Partnership under pressure: shifts between stability and fragility in decentralised bargaining in Danish and Australian Manufacturing


Anna Ilsøe
, Andreas Pekarek og Ray Fells

The decentralisation of collective bargaining has been a major trend in many developed economies over recent decades. This downward shift in agreement-making has added a new dimension of volatility to the relationship between unions and employers, notwithstanding differences in the bargaining frameworks across countries. Seemingly durable and productive union-management relationships can deteriorate and collapse; difficult relationships can be constructively reformed. These phenomena are beginning to receive renewed attention in an emergent literature on decentralized agreement-making, but our understanding of the processes and dynamics of company-level bargaining is incomplete. This paper seeks to develop a better understanding of the factors that shape the trajectory of decentralized bargaining arrangements in practice, through a comparison of local union-management negotiations in Australia and Denmark.

Our theoretical departure point is Walton et al.’s (1994) work on strategic union-management negotiations. In particular, we build on their ideas about the interactions and outcomes of negotiations to posit that collective bargaining relationships can be classified along a spectrum from fragility to stability. Our aim is to elaborate the factors which explain differences in the dynamics and outcomes of decentralized union-management negotiations.

Our analysis is empirically grounded in case studies of local union-management negotiations in Australia and Denmark. We selected countries with dissimilar frameworks for decentralized bargaining to assess the relative importance of institutional factors in shaping the nature of local union-management negotiations. In Australia, decentralized bargaining is highly regulated and provides the means by which workers can attain terms and conditions above the minima set out in industry-specific ‘awards’ determined by a government regulator. By contrast, decentralized bargaining in Denmark is far more voluntarist and serves to customize the provisions set out in sector-level collective agreements.

At the same time, we sought to control for other variables by matching our cases at the industry level. Specifically, we conducted two in-depth case studies of local union-management negotiations in closely matched Danish and Australian manufacturing firms. Our analysis is based on ‘process tracing methodology’ and draws on multiple interviews with the main negotiators from both the union and the management side throughout the 2014 collective bargaining round, as well as non-participant observation of negotiations.

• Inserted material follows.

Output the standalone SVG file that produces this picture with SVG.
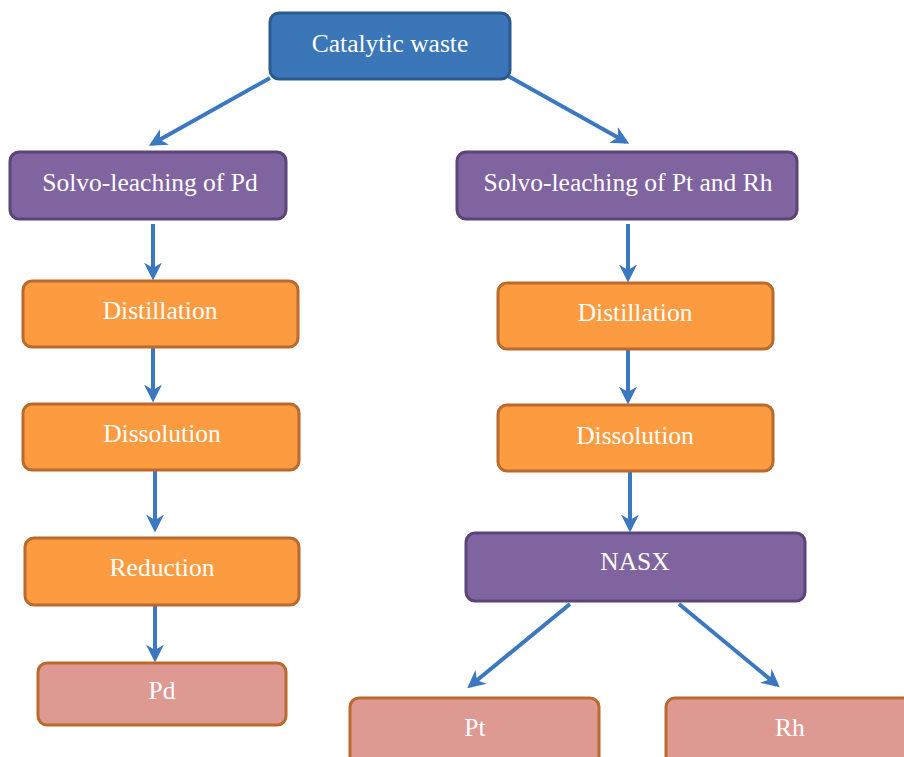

We identify three key factors that are critical in shaping the quality of decentralized bargaining relationships at local level: the extent to which the parties attain their goals; the distribution of power between the parties; and the interpersonal dynamics (including trust and information exchange). However, the voluntarist regulatory frame work in Denmark appears to leave local negotiators with a larger room for manoeuvre to develop these factors compared to the legalistic regulatory frame work in Australia. Our findings have implications for both bargaining practice and public policy. In practical terms, the stability / fragility of bargaining relationships is likely to influence the viability of mutual gains bargaining and, more generally, the pursuit of union-management ‘partnerships’. At the public policy level, our findings suggest that differences between the institutional settings of national industrial relations systems may tend to push company-level bargaining towards either fragility or stability.